MARY Hanafin has ruled herself out of next summer's European elections, the Herald can reveal.
The former minister has put an end to months of speculation that she was preparing to contest the Dublin constituency for Fianna Fail.
However, last night she gave her strongest indication yet that she intends to make a return to politics in the future.
She told the Herald that she was not "persuaded" by a run for Europe but insisted she remains interested in domestic politics.
"I was privileged to represent the people of Dun Laoghaire for nearly 14 years and I remain involved there. I am not persuaded that Europe is where I want to be," she said.
"There are many challenges facing people in this country and in my political activity I want to be where I can best use my experience to address them."
There has been widespread speculation that Ms Hanafin was preparing to use the European elections as a means to make her political comeback.
She told a number of party figures last year that she was considering her options and has, up until now, consistently refused to rule herself out as a potential candidate.

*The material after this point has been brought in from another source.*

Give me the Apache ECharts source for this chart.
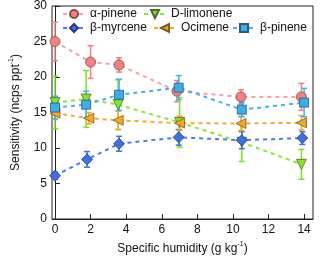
<!DOCTYPE html>
<html><head><meta charset="utf-8">
<script src="https://cdn.jsdelivr.net/npm/echarts@6/dist/echarts.min.js"></script>
<style>html,body{margin:0;padding:0;background:#fff}#c{width:320px;height:260px}</style>
</head><body><div id="c"></div>
<script>
// Data
const names = ['α-pinene', 'D-limonene', 'β-myrcene', 'Ocimene', 'β-pinene'];
const alphaX = [0, 2.0, 3.6, 6.85, 10.45, 13.85];
const alphaY = [25.0, 22.1, 21.7, 18.0, 17.2, 17.2];
const alphaErr = [2.7, 2.3, 1.0, 1.5, 1.0, 1.9];
const limX = [0, 1.75, 3.55, 7.0, 10.5, 13.85];
const limY = [16.4, 16.9, 16.1, 13.6, 10.8, 7.7];
const limErr = [3.7, 4.0, 3.5, 3.5, 2.7, 2.1];
const myrX = [0, 1.8, 3.6, 6.95, 10.5, 13.9];
const myrY = [6.1, 8.4, 10.6, 11.5, 11.1, 11.4];
const myrErr = [0.5, 1.1, 1.05, 1.1, 1.2, 0.9];
const ociX = [0, 1.9, 3.55, 7.0, 10.45, 13.85];
const ociY = [14.9, 14.2, 13.9, 13.5, 13.45, 13.55];
const ociErr = [0.9, 0.8, 1.3, 1.0, 1.0, 1.0];
const pinX = [0, 1.75, 3.6, 6.95, 10.5, 14.0];
const pinY = [15.7, 16.1, 17.5, 18.5, 15.4, 16.4];
const pinErr = [1.6, 1.9, 2.2, 1.7, 1.0, 2.0];
const xTicks = [0, 2, 4, 6, 8, 10, 12, 14];

const F = 'Liberation Sans, Arial, sans-serif';
const specs = [
  {name: names[0], x: alphaX, y: alphaY, e: alphaErr, fill: '#F28282', line: '#F4A2A2', bar: '#F08080', border: '#8a4a4a', symbol: 'circle', size: 10, rot: 0},
  {name: names[1], x: limX, y: limY, e: limErr, fill: '#86E22A', line: '#8CE636', bar: '#7EE020', border: '#4a6a2a', symbol: 'triangle', size: 10, rot: 180},
  {name: names[2], x: myrX, y: myrY, e: myrErr, fill: '#3D70E2', line: '#4A7DE8', bar: '#3D70E2', border: '#2a3a7a', symbol: 'diamond', size: 11, rot: 0},
  {name: names[3], x: ociX, y: ociY, e: ociErr, fill: '#F5A623', line: '#F6A82A', bar: '#F5A623', border: '#7a5a2a', symbol: 'triangle', size: 10, rot: 90},
  {name: names[4], x: pinX, y: pinY, e: pinErr, fill: '#3BAEEA', line: '#44B2EC', bar: '#44B2EC', border: '#2a5a7a', symbol: 'rect', size: 9, rot: 0}
];

const series = [];
specs.forEach(s => {
  series.push({
    type: 'custom', name: s.name + '_err', z: 2,
    data: s.x.map((v, i) => [v, s.y[i], s.e[i]]),
    renderItem: function (params, api) {
      const x = api.value(0), y = api.value(1), e = api.value(2);
      const top = api.coord([x, y + e]);
      const bot = api.coord([x, y - e]);
      const w = 3;
      const st = {stroke: s.bar, lineWidth: 1.5};
      return {type: 'group', children: [
        {type: 'line', shape: {x1: top[0], y1: top[1], x2: bot[0], y2: bot[1]}, style: st},
        {type: 'line', shape: {x1: top[0] - w, y1: top[1], x2: top[0] + w, y2: top[1]}, style: st},
        {type: 'line', shape: {x1: bot[0] - w, y1: bot[1], x2: bot[0] + w, y2: bot[1]}, style: st}
      ]};
    },
    silent: true
  });
});
specs.forEach(s => {
  series.push({
    type: 'line', name: s.name, z: 3,
    data: s.x.map((v, i) => [v, s.y[i]]),
    symbol: s.symbol, symbolSize: s.size, symbolRotate: s.rot,
    showAllSymbol: true,
    lineStyle: {color: s.line, width: 2, type: [4, 4]},
    itemStyle: {color: s.fill, borderColor: s.border, borderWidth: 0.8},
    animation: false
  });
});

const legPos = [
  {n: names[0], left: 62, top: 8},
  {n: names[1], left: 143, top: 8},
  {n: names[2], left: 62, top: 22},
  {n: names[3], left: 153, top: 22},
  {n: names[4], left: 232, top: 22}
];
const legend = legPos.map(p => ({
  data: [p.n], left: p.left, top: p.top, padding: 0,
  itemWidth: 22, itemHeight: 10, itemGap: 0,
  textStyle: {fontFamily: F, fontSize: 12, color: '#111'}
}));

const chart = echarts.init(document.getElementById('c'), null, {renderer: 'canvas'});
chart.setOption({
  animation: false,
  backgroundColor: '#fff',
  legend: legend,
  grid: {left: 49, right: 7, top: 5, bottom: 41, show: true, borderColor: '#222', borderWidth: 1},
  xAxis: {
    type: 'value', min: -0.17, max: 14.5,
    name: 'Specific humidity (g kg{sup|-1})', nameLocation: 'middle', nameGap: 22,
    nameTextStyle: {fontFamily: F, fontSize: 12, color: '#111', rich: {sup: {fontSize: 7, fontFamily: F, color: '#111', padding: [0, 0, 8, 0]}}},
    axisLine: {onZero: false, lineStyle: {color: '#222', width: 1}},
    axisTick: {inside: true, length: 5, customValues: xTicks, lineStyle: {color: '#222'}},
    axisLabel: {customValues: xTicks, fontFamily: F, fontSize: 12, color: '#111', margin: 5},
    splitLine: {show: false}
  },
  yAxis: {
    type: 'value', min: 0, max: 30, interval: 5,
    name: 'Sensitivity (ncps ppt{sup|-1})', nameLocation: 'middle', nameGap: 29, nameRotate: 90,
    nameTextStyle: {fontFamily: F, fontSize: 12, color: '#111', rich: {sup: {fontSize: 7, fontFamily: F, color: '#111', padding: [0, 0, 8, 0]}}},
    axisLine: {show: true, lineStyle: {color: '#222', width: 1}},
    axisTick: {inside: true, length: 5, lineStyle: {color: '#222'}},
    axisLabel: {fontFamily: F, fontSize: 12, color: '#111', margin: 5},
    splitLine: {show: false}
  },
  series: series
});
</script></body></html>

The party has been divided about the prospect of a return to politics by former ministers such as Hanafin. She was among the most high-profile Fianna Fail TDs to lose their seats during the party's collapse at the 2011 General Election.
She lost out at the 11th count to People Before Profit TD Richard Boyd Barrett in their Dun Laoghaire constituency.
"People went out of their way to tell me that it wasn't personal, because of the work that I had done," Ms Hanafin said after losing her Dail seat.
"It's very much a hit against Fianna Fail, a hit against the Government. When the tide is that strong against you, I couldn't swim against it."
Despite losing her seat, Ms Hanafin still has support within the party and may now look to the next General Election for a potential return.
Her decision to rule herself out of the European Elections leaves three candidates still in the frame.
The party expects next month's selection convention to be contested by Dublin City Councillor Mary Fitzpatrick, equality campaigner Tiernan Brady and former senator Geraldine Feeney.
Ms Fitzpatrick is seen as the early favourite for the Fianna Fail nomination and has held discussions with party leader Micheal Martin and Fianna Fail General Secretary Sean Dorgan about her intentions to run.
She has also secured the public support of several Dublin councillors across all four local authorities in the capital.
However, Mr Brady has spent the past six months canvassing for support and has the backing of a number of senior TDs.
He has focussed on securing the support of local area representatives who are seen pivotal in rebuilding Fianna Fail in Dublin.
While Ms Feeney has also secured support from within the party, she is viewed as the outsider of the three candidates.